Increasingly we are seeing models or frameworks that are changing the healthcare equation to put the patient at the center. ACOs and the Patient-Centered Medical Home are recent examples of this important trend. One of the Stage 1 meaningful use objectives examines the timing in which patients have electronic access to their results. Meeting this objective requires the patient to have access to his or her results within four business days of the results’ availability to the ordering provider. Many certified EHRs provide this functionality through a patient portal.
I recently had the opportunity to discuss patient access to laboratory data with our Medical Advisory Board. The consensus was that patients should indeed have unfettered access to these results; they are, after all, their results.
Interestingly, patient access to lab results made its way into the Federal Register on September 14 in the form of a proposed rule entitled “CLIA Program and HIPAA Privacy Rule; Patients’ Access to Test Reports.” Today a patient can make a request in writing to any heathcare entity and that entity is compelled by the HIPAA Privacy Rule to convey the test results to the patient.

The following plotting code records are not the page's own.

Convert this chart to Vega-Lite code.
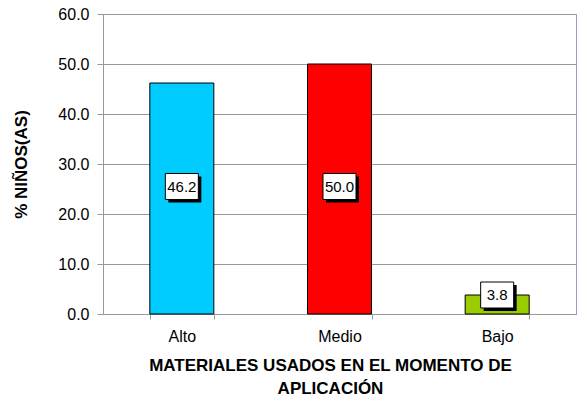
{
  "$schema": "https://vega.github.io/schema/vega-lite/v6.json",
  "width": 473,
  "height": 300,
  "autosize": "none",
  "padding": {"left": 103, "top": 14, "right": 10, "bottom": 97},
  "background": "white",
  "config": {
    "font": "Liberation Sans",
    "view": {"stroke": "#9c9cc4", "strokeWidth": 1}
  },
  "data": {
    "values": [
      {"nivel": "Alto", "pct": 46.2},
      {"nivel": "Medio", "pct": 50.0},
      {"nivel": "Bajo", "pct": 3.8}
    ]
  },
  "transform": [{"calculate": "min(datum.pct, 25.5)", "as": "pos"}],
  "encoding": {
    "x": {
      "field": "nivel",
      "type": "nominal",
      "sort": null,
      "scale": {"paddingInner": 0.594, "paddingOuter": 0.297},
      "axis": {
        "labelAngle": 0,
        "labelFontSize": 16,
        "labelColor": "black",
        "labelPadding": 9,
        "tickBand": "extent",
        "tickSize": 5,
        "tickColor": "#999999",
        "domainColor": "#999999",
        "title": ["MATERIALES USADOS EN EL MOMENTO DE", "APLICACIÓN"],
        "titleFontSize": 17,
        "titleFontWeight": "bold",
        "titleColor": "black",
        "titleLineHeight": 23,
        "titlePadding": 13,
        "titleX": 227
      }
    }
  },
  "layer": [
    {
      "mark": {"type": "bar", "stroke": "black", "strokeWidth": 1},
      "encoding": {
        "y": {
          "field": "pct",
          "type": "quantitative",
          "scale": {"domain": [0, 60]},
          "axis": {
            "values": [0, 10, 20, 30, 40, 50, 60],
            "format": ".1f",
            "labelFontSize": 16,
            "labelColor": "black",
            "labelPadding": 8,
            "tickSize": 6,
            "tickColor": "#999999",
            "domainColor": "#999999",
            "gridColor": "#999999",
            "title": "% NIÑOS(AS)",
            "titleFontSize": 17,
            "titleFontWeight": "bold",
            "titleColor": "black",
            "titlePadding": 27
          }
        },
        "color": {
          "field": "nivel",
          "type": "nominal",
          "sort": null,
          "scale": {"domain": ["Alto", "Medio", "Bajo"], "range": ["#00CCFF", "#FF0000", "#99CC00"]},
          "legend": null
        }
      }
    },
    {
      "mark": {"type": "rect", "width": 33, "height": 26, "fill": "black", "xOffset": 3, "yOffset": 3},
      "encoding": {"y": {"field": "pos", "type": "quantitative"}}
    },
    {
      "mark": {"type": "rect", "width": 33, "height": 26, "fill": "white", "stroke": "black", "strokeWidth": 1},
      "encoding": {"y": {"field": "pos", "type": "quantitative"}}
    },
    {
      "mark": {"type": "text", "fontSize": 15, "color": "black", "baseline": "middle"},
      "encoding": {
        "y": {"field": "pos", "type": "quantitative"},
        "text": {"field": "pct", "type": "quantitative", "format": ".1f"}
      }
    }
  ]
}
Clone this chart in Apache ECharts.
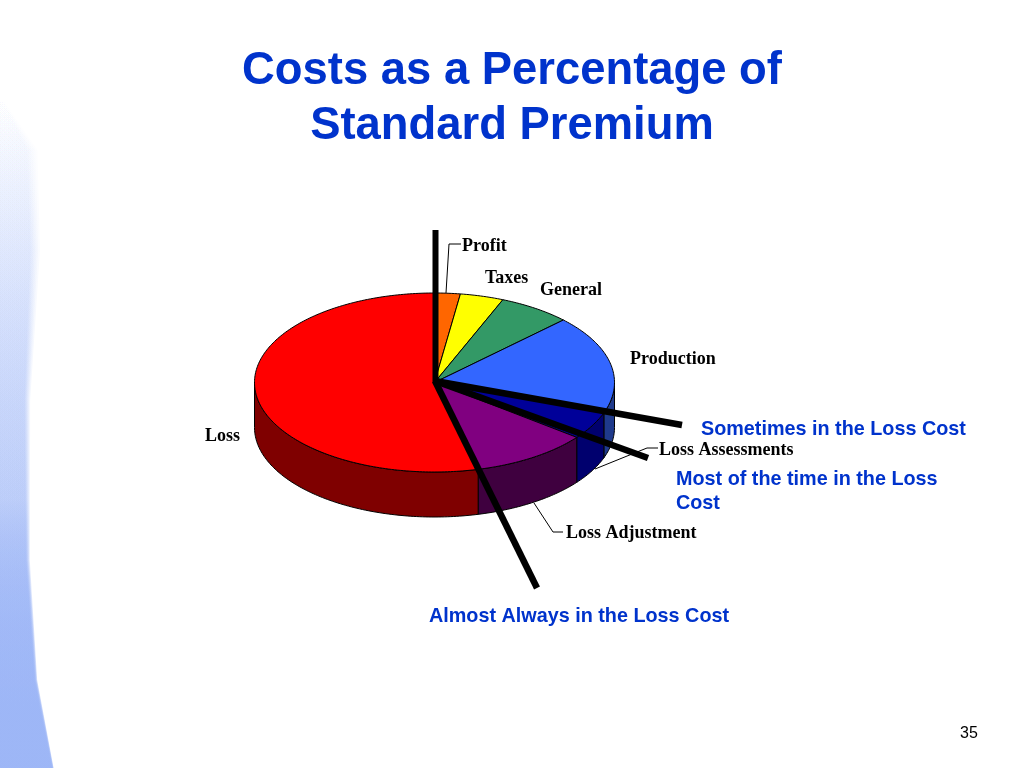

Unbeknownst to me, laboratories have been exempt from this rule. Instead, they are only required to release the results to an “authorized person,” the person responsible for using the test results in the treatment context, and the referring lab. In most states, the “authorized person” is the ordering provider.
The context within which this proposed rule was created reflects the ongoing sea change I referenced above. Among other duties, the ONC Health IT Policy committee has been tasked with identifying barriers to the adoption and utilization of health IT. The existing Clinical Laboratory Improvement Amendments of 1988 (CLIA) regulations are thought by many of the stakeholders in this effort to be such a barrier.
If this proposed rule makes its way into the final rule category, minor changes in both the CLIA and the 1996 HIPAA Privacy Rule will be made. As a result, your patients will be afforded the opportunity to request access to their results and to the source of those results (i.e., the lab performing them).
The public comment period for the proposed rule closes on November 14. I know some nephrologists will have concerns about patients seeing their results before the physician has had time to review them. But this is clearly the direction the winds of change are blowing.